# Work to do:
Set down word for word each line from the start of the listing through the line that contains "import numpy as np", both included.
-------
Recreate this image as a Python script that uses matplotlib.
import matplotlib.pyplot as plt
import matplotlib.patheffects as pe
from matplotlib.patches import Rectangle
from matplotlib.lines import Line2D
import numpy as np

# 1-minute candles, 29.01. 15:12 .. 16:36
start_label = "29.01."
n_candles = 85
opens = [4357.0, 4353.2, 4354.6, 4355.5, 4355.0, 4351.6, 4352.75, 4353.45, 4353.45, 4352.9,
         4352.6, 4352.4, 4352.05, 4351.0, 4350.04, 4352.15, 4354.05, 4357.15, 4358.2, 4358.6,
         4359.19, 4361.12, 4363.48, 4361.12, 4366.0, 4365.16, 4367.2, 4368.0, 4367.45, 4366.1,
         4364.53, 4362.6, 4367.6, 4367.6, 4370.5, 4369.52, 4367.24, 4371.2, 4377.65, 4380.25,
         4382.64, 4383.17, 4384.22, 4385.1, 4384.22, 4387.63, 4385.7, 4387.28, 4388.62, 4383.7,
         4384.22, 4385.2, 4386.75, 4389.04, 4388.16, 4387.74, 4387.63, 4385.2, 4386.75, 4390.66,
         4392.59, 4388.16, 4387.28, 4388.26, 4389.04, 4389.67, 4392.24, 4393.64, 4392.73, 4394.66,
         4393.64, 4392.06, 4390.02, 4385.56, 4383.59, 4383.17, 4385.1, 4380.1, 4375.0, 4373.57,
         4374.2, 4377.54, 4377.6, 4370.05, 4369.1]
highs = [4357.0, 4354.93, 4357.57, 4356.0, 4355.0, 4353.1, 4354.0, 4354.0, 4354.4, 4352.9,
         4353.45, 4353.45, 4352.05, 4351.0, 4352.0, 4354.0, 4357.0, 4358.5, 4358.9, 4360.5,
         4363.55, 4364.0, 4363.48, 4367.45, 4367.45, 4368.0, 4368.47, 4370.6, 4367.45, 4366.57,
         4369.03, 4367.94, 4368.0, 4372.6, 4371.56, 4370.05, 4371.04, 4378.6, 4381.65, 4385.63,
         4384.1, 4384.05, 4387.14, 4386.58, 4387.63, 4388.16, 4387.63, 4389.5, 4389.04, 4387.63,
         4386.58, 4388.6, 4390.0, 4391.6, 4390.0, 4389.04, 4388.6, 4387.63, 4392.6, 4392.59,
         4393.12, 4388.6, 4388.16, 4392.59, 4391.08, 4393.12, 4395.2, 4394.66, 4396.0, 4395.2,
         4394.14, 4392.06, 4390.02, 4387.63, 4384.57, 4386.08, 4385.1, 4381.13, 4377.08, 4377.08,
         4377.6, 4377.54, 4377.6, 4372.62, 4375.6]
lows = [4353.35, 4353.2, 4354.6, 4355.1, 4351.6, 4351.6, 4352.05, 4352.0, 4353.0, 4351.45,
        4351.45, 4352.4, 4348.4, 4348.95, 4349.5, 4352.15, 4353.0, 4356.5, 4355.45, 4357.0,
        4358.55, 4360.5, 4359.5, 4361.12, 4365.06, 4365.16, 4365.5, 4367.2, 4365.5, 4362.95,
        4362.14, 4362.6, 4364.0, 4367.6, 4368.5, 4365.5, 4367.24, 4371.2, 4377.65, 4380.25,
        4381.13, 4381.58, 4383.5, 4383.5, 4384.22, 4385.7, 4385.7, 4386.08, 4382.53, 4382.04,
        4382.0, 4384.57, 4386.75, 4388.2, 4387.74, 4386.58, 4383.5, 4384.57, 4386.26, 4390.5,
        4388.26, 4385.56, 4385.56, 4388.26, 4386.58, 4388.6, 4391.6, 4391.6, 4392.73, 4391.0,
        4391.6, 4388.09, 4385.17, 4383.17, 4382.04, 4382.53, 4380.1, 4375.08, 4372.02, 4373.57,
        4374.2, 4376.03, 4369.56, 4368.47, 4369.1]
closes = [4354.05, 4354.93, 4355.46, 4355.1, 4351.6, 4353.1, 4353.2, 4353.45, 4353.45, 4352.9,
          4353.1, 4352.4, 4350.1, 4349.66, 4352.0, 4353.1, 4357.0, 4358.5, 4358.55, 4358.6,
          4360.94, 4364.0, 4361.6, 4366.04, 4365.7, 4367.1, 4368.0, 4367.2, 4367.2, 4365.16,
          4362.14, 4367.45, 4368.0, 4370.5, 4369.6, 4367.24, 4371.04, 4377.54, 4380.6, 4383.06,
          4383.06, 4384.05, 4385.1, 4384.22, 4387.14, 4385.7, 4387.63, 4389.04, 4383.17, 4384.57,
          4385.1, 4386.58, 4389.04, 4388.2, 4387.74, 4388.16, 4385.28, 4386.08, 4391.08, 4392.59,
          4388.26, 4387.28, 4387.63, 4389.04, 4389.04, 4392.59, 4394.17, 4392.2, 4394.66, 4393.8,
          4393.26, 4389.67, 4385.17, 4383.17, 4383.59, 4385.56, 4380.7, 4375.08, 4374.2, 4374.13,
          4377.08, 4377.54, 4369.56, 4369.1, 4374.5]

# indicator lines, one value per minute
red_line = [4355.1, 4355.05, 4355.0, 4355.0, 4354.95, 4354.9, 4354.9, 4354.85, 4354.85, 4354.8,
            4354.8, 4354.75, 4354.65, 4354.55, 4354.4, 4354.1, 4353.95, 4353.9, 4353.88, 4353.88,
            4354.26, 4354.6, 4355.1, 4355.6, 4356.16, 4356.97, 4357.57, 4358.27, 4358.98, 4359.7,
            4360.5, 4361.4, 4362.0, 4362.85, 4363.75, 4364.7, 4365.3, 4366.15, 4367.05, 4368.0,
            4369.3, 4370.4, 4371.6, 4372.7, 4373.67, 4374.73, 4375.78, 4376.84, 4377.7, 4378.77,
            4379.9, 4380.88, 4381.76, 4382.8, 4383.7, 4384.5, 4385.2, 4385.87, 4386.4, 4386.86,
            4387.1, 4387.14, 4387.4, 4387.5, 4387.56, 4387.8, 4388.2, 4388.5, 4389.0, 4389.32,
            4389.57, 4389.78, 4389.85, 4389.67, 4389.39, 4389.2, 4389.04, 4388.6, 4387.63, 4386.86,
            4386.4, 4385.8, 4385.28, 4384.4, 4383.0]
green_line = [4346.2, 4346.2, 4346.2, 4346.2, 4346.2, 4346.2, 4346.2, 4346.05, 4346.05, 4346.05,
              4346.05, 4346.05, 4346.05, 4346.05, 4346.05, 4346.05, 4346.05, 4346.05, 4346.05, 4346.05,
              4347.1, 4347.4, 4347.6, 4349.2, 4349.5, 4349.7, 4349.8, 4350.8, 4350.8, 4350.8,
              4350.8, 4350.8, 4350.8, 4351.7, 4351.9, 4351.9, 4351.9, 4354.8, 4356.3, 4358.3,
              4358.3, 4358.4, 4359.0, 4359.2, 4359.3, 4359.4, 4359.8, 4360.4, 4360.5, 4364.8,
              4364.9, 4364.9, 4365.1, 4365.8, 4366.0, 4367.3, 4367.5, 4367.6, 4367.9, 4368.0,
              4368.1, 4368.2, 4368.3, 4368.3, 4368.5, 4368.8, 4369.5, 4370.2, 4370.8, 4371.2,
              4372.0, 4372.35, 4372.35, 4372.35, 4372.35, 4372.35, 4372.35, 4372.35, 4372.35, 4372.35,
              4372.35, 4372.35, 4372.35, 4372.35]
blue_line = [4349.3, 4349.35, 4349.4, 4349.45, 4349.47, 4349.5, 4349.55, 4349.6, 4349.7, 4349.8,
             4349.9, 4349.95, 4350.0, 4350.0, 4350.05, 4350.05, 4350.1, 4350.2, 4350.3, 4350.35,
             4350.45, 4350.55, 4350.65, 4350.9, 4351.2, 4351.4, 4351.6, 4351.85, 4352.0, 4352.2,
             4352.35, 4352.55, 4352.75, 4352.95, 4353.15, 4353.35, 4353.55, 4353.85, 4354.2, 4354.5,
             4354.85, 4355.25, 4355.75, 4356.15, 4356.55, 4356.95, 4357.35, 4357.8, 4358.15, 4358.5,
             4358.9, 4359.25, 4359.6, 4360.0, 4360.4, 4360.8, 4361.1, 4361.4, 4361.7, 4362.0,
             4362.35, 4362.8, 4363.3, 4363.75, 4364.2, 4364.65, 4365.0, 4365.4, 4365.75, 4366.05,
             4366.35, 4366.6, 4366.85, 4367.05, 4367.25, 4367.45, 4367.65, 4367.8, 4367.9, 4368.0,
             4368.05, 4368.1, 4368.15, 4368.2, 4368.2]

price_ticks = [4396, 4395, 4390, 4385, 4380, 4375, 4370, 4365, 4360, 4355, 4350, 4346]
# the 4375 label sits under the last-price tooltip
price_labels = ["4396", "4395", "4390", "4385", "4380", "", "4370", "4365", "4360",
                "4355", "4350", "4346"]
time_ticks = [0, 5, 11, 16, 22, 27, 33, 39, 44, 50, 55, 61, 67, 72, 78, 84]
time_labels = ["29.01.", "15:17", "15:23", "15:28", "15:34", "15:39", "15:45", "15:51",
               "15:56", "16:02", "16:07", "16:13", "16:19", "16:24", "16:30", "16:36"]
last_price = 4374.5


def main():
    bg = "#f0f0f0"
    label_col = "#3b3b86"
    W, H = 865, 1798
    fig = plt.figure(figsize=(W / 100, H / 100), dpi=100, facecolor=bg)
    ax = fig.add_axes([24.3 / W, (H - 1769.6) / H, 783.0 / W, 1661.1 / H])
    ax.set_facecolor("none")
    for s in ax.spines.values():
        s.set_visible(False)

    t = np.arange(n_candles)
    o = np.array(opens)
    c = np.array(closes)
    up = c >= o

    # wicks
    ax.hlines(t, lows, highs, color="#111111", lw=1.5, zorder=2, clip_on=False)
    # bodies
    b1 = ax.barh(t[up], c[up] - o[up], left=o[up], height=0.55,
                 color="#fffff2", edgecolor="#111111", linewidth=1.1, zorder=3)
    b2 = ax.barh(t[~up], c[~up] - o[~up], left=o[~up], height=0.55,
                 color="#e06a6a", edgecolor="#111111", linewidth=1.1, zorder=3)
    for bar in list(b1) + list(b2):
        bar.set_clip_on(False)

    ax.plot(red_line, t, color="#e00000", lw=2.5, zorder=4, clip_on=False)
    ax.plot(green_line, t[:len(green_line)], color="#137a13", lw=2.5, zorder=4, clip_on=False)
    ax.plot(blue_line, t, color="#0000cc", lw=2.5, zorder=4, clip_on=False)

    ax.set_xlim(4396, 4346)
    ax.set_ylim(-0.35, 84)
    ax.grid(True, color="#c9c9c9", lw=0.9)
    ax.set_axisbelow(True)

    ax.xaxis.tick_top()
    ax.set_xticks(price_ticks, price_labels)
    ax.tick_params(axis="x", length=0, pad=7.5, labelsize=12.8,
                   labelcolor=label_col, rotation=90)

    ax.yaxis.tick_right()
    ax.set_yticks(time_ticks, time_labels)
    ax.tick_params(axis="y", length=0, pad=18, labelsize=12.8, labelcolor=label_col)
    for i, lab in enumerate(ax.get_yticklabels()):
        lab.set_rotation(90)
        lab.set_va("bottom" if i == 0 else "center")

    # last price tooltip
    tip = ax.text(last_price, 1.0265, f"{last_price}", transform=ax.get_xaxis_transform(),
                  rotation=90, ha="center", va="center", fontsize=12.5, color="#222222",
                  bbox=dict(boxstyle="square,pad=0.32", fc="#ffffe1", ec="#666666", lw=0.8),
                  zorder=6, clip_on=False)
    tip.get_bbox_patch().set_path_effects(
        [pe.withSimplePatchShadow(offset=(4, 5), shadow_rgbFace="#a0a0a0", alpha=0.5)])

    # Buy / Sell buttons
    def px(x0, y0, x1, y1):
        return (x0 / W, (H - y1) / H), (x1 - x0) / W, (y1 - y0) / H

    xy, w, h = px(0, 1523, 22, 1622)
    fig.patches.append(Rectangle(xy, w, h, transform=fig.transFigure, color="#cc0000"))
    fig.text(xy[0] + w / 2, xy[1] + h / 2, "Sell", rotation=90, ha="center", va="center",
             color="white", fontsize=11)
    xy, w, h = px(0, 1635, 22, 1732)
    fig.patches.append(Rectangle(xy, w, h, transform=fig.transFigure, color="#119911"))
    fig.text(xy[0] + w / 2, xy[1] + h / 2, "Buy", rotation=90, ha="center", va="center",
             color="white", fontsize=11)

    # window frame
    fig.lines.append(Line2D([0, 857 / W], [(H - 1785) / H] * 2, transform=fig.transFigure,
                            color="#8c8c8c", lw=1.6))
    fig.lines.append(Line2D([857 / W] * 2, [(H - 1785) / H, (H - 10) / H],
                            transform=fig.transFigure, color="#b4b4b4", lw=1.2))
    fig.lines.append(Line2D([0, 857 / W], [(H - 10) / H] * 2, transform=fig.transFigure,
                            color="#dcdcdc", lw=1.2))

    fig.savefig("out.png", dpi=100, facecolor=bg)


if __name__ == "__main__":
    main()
-------
# Output of the exercise:
Recreate this image as a Python script that uses matplotlib.
import matplotlib.pyplot as plt
import matplotlib.patheffects as pe
from matplotlib.patches import Rectangle
from matplotlib.lines import Line2D
import numpy as np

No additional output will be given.